Faltaba una prueba concluyente, una que alejase cualquier posibilidad de duda respecto al Big Bang. Y esta prueba, este Santo Grial de la cosmología, era ni más ni menos que el resplandor de la creación. Si el Universo primigenio estuvo tan caliente como la teoría de la nucleosíntesis sugería, este calor no podía haber desaparecido por completo, del mismo modo que un pan recién sacado del horno conserva parte del calor con el que fue creado. Ya en 1948 Gamow y Alpher, junto con Robert Herman, calcularon que este calor residual debía ser de unos 5 Kelvin, o lo que es lo mismo, que en ningún lugar del Universo se podía alcanzar el cero absoluto, pues esta energía primordial impregnaba todos los rincones del cosmos. Poco después, Alpher, Gamow y Herman, volvieron a calcular el calor de fondo y obtuvieron unos 28 K. Esta temperatura podía ser detectada con la tecnología de la época, pero curiosamente nadie prestó atención a este dato. Y eso que había un Premio Nobel esperando a quien corroborase la veracidad de la predicción.

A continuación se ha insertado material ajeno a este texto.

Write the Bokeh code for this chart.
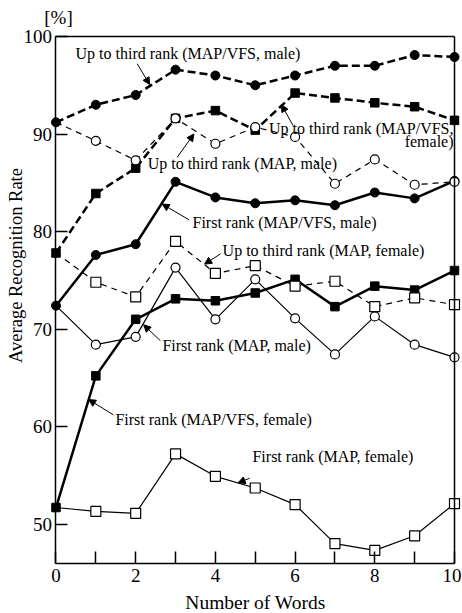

Hubo que esperar a principios de los años 60 cuando Yakov Zeldovich recuperó el dato de la temperatura de fondo del Universo. Como consecuencia, David Wilkinson, Jim Peebles y Robert Dicke, de la Universidad de Princeton, decidieron emplear una antena de microondas para detectar esta radiación. Pero a muy pocos kilómetros de allí, en Crawford Hill, dos ingenieros de los laboratorios Bell estaban trabajando con una antena de comunicaciones. Los dos ingenieros, Arno Penzias y Robert Wilson, tenían un problema: no podían eliminar un ruido de fondo que captaban constantemente con la antena. Tras comprobar que la radiación era homogénea, sólo cabían dos posibilidades: o era una emisión que provenía de todos los lugares de la bóveda celeste, o estaban ante un fallo de la antena. La pareja de ingenieros llegaron en un principio a la conclusión de que la causa del ruido eran los excrementos de una familia de palomas que habían usado la antena como hogar. Pero al limpiar la instalación y desalojar a los inquilinos alados, el ruido persistía. El azar quiso que Penzias y Wilson conociesen la existencia de un artículo pendiente de publicación -escrito por Peebles- sobre la existencia de una radiación de fondo en microondas. Poco después, los dos ingenieros llamaron a Dicke para discutir la relación de sus molestos ruidos con el origen del Universo. En ese mismo momento, Dicke se dio cuenta que el Premio Nobel se les había escapado de las manos. Efectivamente, en 1978 Penzias y Wilson recibieron el preciado galardón de la Academia Sueca.
Hoy en día se considera a este ruido, la llamada radiación cósmica de fondo, como la prueba más contundente del Big Bang. Y todavía podemos detectarlo usando un radiotelescopio casero, más comúnmente conocido como televisor. Y es que si elegimos un canal analógico sin señal, aproximadamente un 1% del ruido blanco que vemos en pantalla se debe al calor residual de la formación del Universo, más concretamente, la radiación generada al crearse los primeros átomos, unos 400 000 años después del Big Bang.
Y esta es la historia de cómo el origen del cosmos pudo ser confirmado pese a los excrementos de unas pequeñas aves y de cómo podemos detectar el calor de formación de los primeros átomos con un simple televisor. Así de asombrosa es la cosmología.
Penzias y Wilson delante de la antena que detectó el calor del Big Bang.